Sexta impressão. Garantem-me que diversas "figuras da cultura" local (de facto artistas de variedades e escritores ilegíveis) defendem o sr. Lula e a "presidenta". Nada de surpreendente: é público que a esquerda acarinha o saber. Certa ocasião, inquirida acerca do livro da sua vida, a dona Dilma admitiu ter lido um, e por pouco se recordava do respectivo título sem o auxílio das assessoras. E o sr. Lula prefaciou a tortura do eng. Sócrates.
Sétima impressão. O sr. Maduro da Venezuela, estadista credenciado, apela à "solidariedade mundial" para com o sr. Lula e a "presidenta". Aguardam-se as posições do sr. Kim da Coreia do Norte, do Estado Islâmico e de três régulos africanos para completar o pleno democrático.
Oitava impressão. Os camaradas de cá não tardaram a aderir à onda solidária exigida pelo sr. Maduro e a denunciar o "golpe" em curso no Brasil. Onde o cidadão alienado vê um gangue de salteadores a roubar o que se move (e o que não se move também, dado o Cristo do Aleijadinho encontrado num cofre do sr. Lula), PCP e BE detectam conspirações "neoliberais". E detectam bem. Se não a refutassem, a propaganda capitalista faria esquecer o inegável trabalho social do PT, a começar pela melhoria das condições materiais de inúmeros membros do PT. E a terminar na preservação do património (ver estátua do Aleijadinho e obras sortidas).
Nona impressão.

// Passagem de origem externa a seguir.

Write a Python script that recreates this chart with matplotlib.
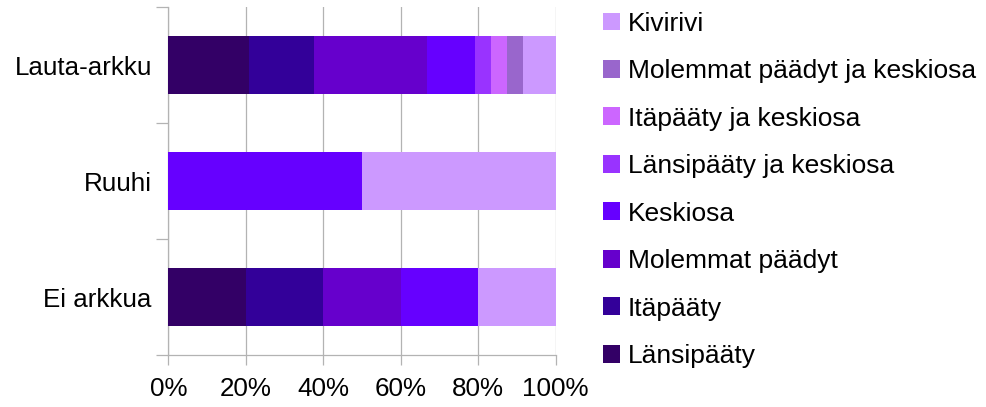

O nosso querido PS oscila entre a "neutralidade" (neutralidade, aqui, é fingir considerar tão graves as acções dos juízes "justiceiros" quanto as dos políticos corruptos - de modo a desvalorizar a corrupção) e o silêncio. É uma atitude adequada: na verdade, o PS andou anos a venerar o sr. Lula e a "presidenta", pelo que arriscaria o pleonasmo. Ou o descaramento.
Décima impressão. Quem acredita na desonestidade, na inépcia e na prepotência de um governo de bolcheviques analfabetos, acredita em tudo. Acredita, inclusive, que a aliança da esquerda caseira é, para Portugal, uma tragédia sem precedentes. Fora o precedente brasileiro e o imenso rol de sucessos comunistas.